Why we should be encouraging butyrate to reduce weight and prevent obesity
Butyrate is a short-chain fatty acid made by the health-promoting bacteria in our gut on the breakdown of dietary fibre. It has many functions including helping to stabilise blood sugar levels, protecting our brain from diseases such as Alzheimer’s and Parkinson’s, protecting against cancer, and preventing obesity and type II diabetes.
The reason it could be beneficial for tackling obesity and type II diabetes is that butyrate increases the release of gut hormones involved in the regulation of blood sugar levels. So, increasing the production of butyrate in the colon regulates our blood sugar levels better and reduces the risk of obesity.

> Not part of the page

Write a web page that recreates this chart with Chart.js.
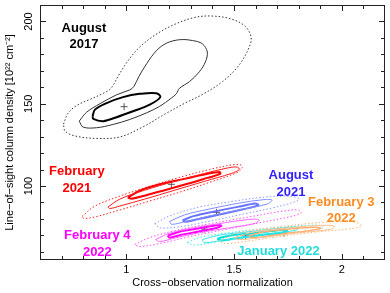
<!DOCTYPE html>
<html><head><meta charset="utf-8">
<script src="https://cdn.jsdelivr.net/npm/chart.js@4.4.1/dist/chart.umd.min.js"></script>
<style>html,body{margin:0;padding:0;background:#fff;}canvas{display:block;}</style>
</head><body>
<canvas id="c" width="390" height="293"></canvas>
<script>
// Axis ticks
const xTickLabels = [1, 1.5, 2];
const xMinorTicks = [0.7, 0.8, 0.9, 1.1, 1.2, 1.3, 1.4, 1.6, 1.7, 1.8, 1.9, 2.1];
const yTickLabels = [100, 150, 200];
const yMinorTicks = [60, 70, 80, 90, 110, 120, 130, 140, 160, 170, 180, 190];

// Best-fit centres (cross-observation normalization, column density)
const centerNames = ['August 2017', 'February 2021', 'August 2021', 'February 4 2022', 'January 2022', 'February 3 2022'];
const centerX = [0.99, 1.209, 1.419, 1.362, 1.554, 1.732];
const centerY = [148.2, 101.0, 84.0, 73.8, 69.6, 71.4];

// August 2017 contours
const aug17Thick = [[0.844,142.4],[0.855,146.4],[0.909,150.4],[0.985,154.0],[1.062,156.0],[1.139,156.4],[1.158,154.0],[1.109,149.4],[1.031,145.4],[0.955,141.8],[0.893,139.4],[0.847,140.8]];
const aug17Thin = [[0.782,139.4],[0.816,144.8],[0.878,150.0],[0.955,155.4],[1.016,158.4],[1.035,160.4],[1.058,166.4],[1.095,174.4],[1.141,182.4],[1.187,186.8],[1.247,188.9],[1.307,188.4],[1.353,186.4],[1.376,181.4],[1.367,175.4],[1.339,169.4],[1.293,163.4],[1.247,159.4],[1.232,156.0],[1.209,153.4],[1.155,148.4],[1.093,144.4],[1.016,140.4],[0.939,137.4],[0.862,135.4],[0.800,135.8]];
const aug17Dot = [[0.709,137.6],[0.730,144.2],[0.771,149.0],[0.831,152.6],[0.891,156.2],[0.928,159.2],[0.961,166.4],[0.998,174.2],[1.053,183.2],[1.132,191.6],[1.224,198.2],[1.316,202.4],[1.395,203.3],[1.487,201.5],[1.552,197.0],[1.579,190.4],[1.570,184.4],[1.524,173.6],[1.446,163.4],[1.353,155.6],[1.270,150.2],[1.178,143.6],[1.076,135.8],[0.970,129.8],[0.864,128.9],[0.762,130.4],[0.716,133.4]];

// February 2021 contours
const feb21Thick = [[1.007,92.9],[1.062,97.1],[1.155,101.0],[1.270,104.3],[1.362,107.0],[1.432,108.5],[1.436,107.3],[1.376,104.9],[1.284,101.3],[1.178,97.4],[1.085,94.1],[1.025,92.3]];
const feb21Thin = [[0.915,87.2],[0.970,92.0],[1.085,97.4],[1.224,102.8],[1.362,107.6],[1.469,110.9],[1.515,111.5],[1.524,110.0],[1.487,107.6],[1.362,102.8],[1.224,97.4],[1.085,92.0],[0.970,87.8],[0.924,86.3]];
const feb21Dot = [[0.795,81.5],[0.855,87.8],[0.970,93.8],[1.108,99.8],[1.247,105.2],[1.386,110.0],[1.501,113.0],[1.533,112.7],[1.538,111.2],[1.515,108.2],[1.386,102.2],[1.247,96.2],[1.108,90.8],[0.970,85.4],[0.855,81.2],[0.804,80.3]];

// August 2021 contours
const aug21Thick = [[1.261,79.1],[1.316,81.8],[1.409,84.5],[1.524,87.5],[1.598,89.3],[1.612,88.4],[1.547,86.0],[1.432,82.7],[1.330,79.7],[1.275,78.2]];
const aug21Thin = [[1.201,78.4],[1.270,82.4],[1.386,86.0],[1.524,89.6],[1.639,91.7],[1.676,91.4],[1.653,89.0],[1.524,85.4],[1.386,81.8],[1.270,78.2],[1.210,76.7]];
const aug21Dot = [[1.132,77.0],[1.201,81.8],[1.339,87.2],[1.501,90.8],[1.639,93.2],[1.755,93.8],[1.801,92.3],[1.778,90.2],[1.676,86.6],[1.524,82.4],[1.372,78.2],[1.247,75.2],[1.155,74.6]];

// February 4 2022 contours
const feb4Thick = [[1.192,69.8],[1.247,72.2],[1.339,74.3],[1.422,76.1],[1.441,75.8],[1.413,74.3],[1.330,72.2],[1.247,70.1],[1.201,68.6]];
const feb4Thin = [[1.136,67.4],[1.201,71.3],[1.316,74.6],[1.455,77.6],[1.570,79.7],[1.616,79.4],[1.598,77.3],[1.478,74.6],[1.339,71.6],[1.224,68.3],[1.155,66.2]];
const feb4Dot = [[1.039,64.4],[1.108,68.6],[1.224,72.8],[1.386,77.0],[1.570,81.2],[1.732,84.8],[1.801,85.4],[1.810,83.6],[1.755,81.2],[1.616,77.6],[1.455,73.4],[1.293,69.2],[1.155,65.0],[1.062,63.2]];

// January 2022 contours
const jan22Thick = [[1.422,68.0],[1.478,69.8],[1.593,71.3],[1.709,73.1],[1.746,73.4],[1.732,71.9],[1.616,70.1],[1.501,68.0],[1.441,66.8]];
const jan22Thin = [[1.353,67.4],[1.432,70.1],[1.570,72.2],[1.732,74.6],[1.801,74.9],[1.787,73.1],[1.663,71.0],[1.524,68.6],[1.409,66.2],[1.362,65.6]];
const jan22Dot = [[1.284,65.6],[1.339,68.6],[1.478,71.6],[1.663,74.3],[1.847,76.1],[1.916,75.8],[1.903,74.0],[1.778,71.9],[1.593,69.2],[1.432,66.2],[1.316,64.1]];

// February 3 2022 contours
const feb3Thick = [[1.570,69.8],[1.639,72.2],[1.755,73.7],[1.870,74.9],[1.903,74.3],[1.847,72.8],[1.732,71.0],[1.626,68.9],[1.579,68.6]];
const feb3Thin = [[1.501,68.6],[1.593,72.2],[1.755,74.6],[1.916,76.1],[1.967,75.5],[1.949,73.7],[1.801,71.6],[1.639,68.9],[1.524,67.4]];
const feb3Dot = [[1.432,66.8],[1.524,71.6],[1.709,75.2],[1.916,77.9],[2.055,78.2],[2.092,75.8],[2.041,74.0],[1.893,72.2],[1.709,69.2],[1.547,66.2],[1.455,65.0]];

const FONT = "'Liberation Sans', Arial, Helvetica, sans-serif";

function contour(points, color, width, dashed) {
  const pts = points.map(p => ({x: p[0], y: p[1]}));
  pts.push({x: points[0][0], y: points[0][1]});
  return {
    data: pts, showLine: true, borderColor: color, borderWidth: width,
    borderDash: dashed ? [1.5, 2] : [], pointRadius: 0, pointHoverRadius: 0,
    tension: 0.35, fill: false
  };
}

const datasets = [
  contour(aug17Dot, '#333', 1, true), contour(aug17Thin, '#333', 1, false), contour(aug17Thick, '#000', 2, false),
  contour(feb21Dot, '#ff2020', 1, true), contour(feb21Thin, '#ff1a1a', 1, false), contour(feb21Thick, '#ff0000', 2, false),
  contour(aug21Dot, '#8c98ff', 1, true), contour(aug21Thin, '#7f8cff', 1, false), contour(aug21Thick, '#6674ff', 2, false),
  contour(feb3Dot, '#ffb47a', 1, true), contour(feb3Thin, '#ffbf8c', 1, false), contour(feb3Thick, '#ffb070', 1.5, false),
  contour(feb4Dot, '#ff55ff', 1, true), contour(feb4Thin, '#ff66ff', 1, false), contour(feb4Thick, '#ff00ff', 2, false),
  contour(jan22Dot, '#44e6e6', 1, true), contour(jan22Thin, '#33e6e6', 1, false), contour(jan22Thick, '#00e0e0', 2, false),
  {
    data: centerX.map((x, i) => ({x, y: centerY[i]})), showLine: false,
    pointStyle: 'cross', pointRadius: 3.5, borderColor: '#555', borderWidth: 1, backgroundColor: '#555'
  }
];

const labels = [
  {x: 0.804, y: 195.8, lines: ['August', '2017'], color: '#000000'},
  {x: 0.771, y: 108.8, lines: ['February', '2021'], color: '#ff0000'},
  {x: 1.764, y: 106.4, lines: ['August', '2021'], color: '#3322ff'},
  {x: 1.997, y: 90.2, lines: ['February 3', '2022'], color: '#ff8c22'},
  {x: 0.866, y: 69.8, lines: ['February 4', '2022'], color: '#ff00ff'},
  {x: 1.706, y: 60.2, lines: ['January 2022'], color: '#22dddd'}
];

const framePlugin = {
  id: 'frame',
  afterDatasetsDraw(chart) {
    const {ctx, chartArea: a, scales: {x, y}} = chart;
    ctx.save();
    ctx.strokeStyle = '#222';
    ctx.lineWidth = 1;
    ctx.strokeRect(a.left + 0.5, a.top + 0.5, a.right - a.left - 1, a.bottom - a.top - 1);
    ctx.beginPath();
    const xt = (v, len) => {
      const p = Math.round(x.getPixelForValue(v)) + 0.5;
      ctx.moveTo(p, a.bottom); ctx.lineTo(p, a.bottom - len);
      ctx.moveTo(p, a.top); ctx.lineTo(p, a.top + len);
    };
    const yt = (v, len) => {
      const p = Math.round(y.getPixelForValue(v)) + 0.5;
      ctx.moveTo(a.left, p); ctx.lineTo(a.left + len, p);
      ctx.moveTo(a.right, p); ctx.lineTo(a.right - len, p);
    };
    xMinorTicks.forEach(v => xt(v, 4));
    xTickLabels.forEach(v => xt(v, 6));
    yMinorTicks.forEach(v => yt(v, 4));
    yTickLabels.forEach(v => yt(v, 6));
    ctx.stroke();
    // group labels
    ctx.font = 'bold 13px ' + FONT;
    ctx.textAlign = 'center';
    ctx.textBaseline = 'middle';
    labels.forEach(l => {
      const px = x.getPixelForValue(l.x), py = y.getPixelForValue(l.y);
      ctx.fillStyle = l.color;
      l.lines.forEach((t, i) => ctx.fillText(t, px, py + i * 16.5));
    });
    ctx.restore();
  }
};

new Chart(document.getElementById('c'), {
  type: 'scatter',
  data: {datasets},
  options: {
    responsive: false, animation: false, events: [],
    layout: {padding: {top: 3, right: 4, left: 0, bottom: 0}},
    plugins: {legend: {display: false}, tooltip: {enabled: false}},
    scales: {
      x: {
        type: 'linear', min: 0.6, max: 2.2,
        grid: {display: false, drawTicks: false}, border: {display: false},
        afterBuildTicks: s => { s.ticks = xTickLabels.map(v => ({value: v})); },
        ticks: {padding: 3, maxRotation: 0, color: '#000', font: {size: 11, family: FONT}, callback: v => String(v)},
        title: {display: true, text: 'Cross−observation normalization', color: '#000', font: {size: 11, family: FONT}, padding: {top: 0, bottom: 3}},
        afterFit: s => { s.height = 33; s.paddingLeft = 0; s.paddingRight = 0; }
      },
      y: {
        type: 'linear', min: 55, max: 210,
        grid: {display: false, drawTicks: false}, border: {display: false},
        afterBuildTicks: s => { s.ticks = yTickLabels.map(v => ({value: v})); },
        ticks: {minRotation: 90, maxRotation: 90, crossAlign: 'center', padding: 2, color: '#000', font: {size: 11, family: FONT}, callback: v => String(v)},
        title: {display: true, text: 'Line−of−sight column density [10²² cm⁻²]', color: '#000', font: {size: 11, family: FONT}, padding: {top: 3, bottom: 0}},
        afterFit: s => { s.width = 40; s.paddingTop = 0; s.paddingBottom = 0; }
      }
    }
  },
  plugins: [framePlugin]
});
</script>
</body></html>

To increase butyrate in our gut we need to increase prebiotic foods which feed our gut bacteria such as fruit, vegetables, whole grains, and pulses. Our body can’t digest these fibres, so they travel to our gut where they feed the good bacteria that make butyrate.
Food high in butyrate includes almonds, apples, barley, chickpea, garlic, kiwifruit, maize, oat and wheat bran, and soy.
A diet rich in these kinds of plant foods will help our gut butyrate levels while increasing our daily intake of fibre and providing us with healthful antioxidants.
As well as eating the right foods to increase butyrate we can avoid foods and diets which decrease it. We should avoid dieting, for example adopting a low carb, high fat or high protein diet, as these can lower butyrate production by depriving gut bacteria of essential dietary fibres.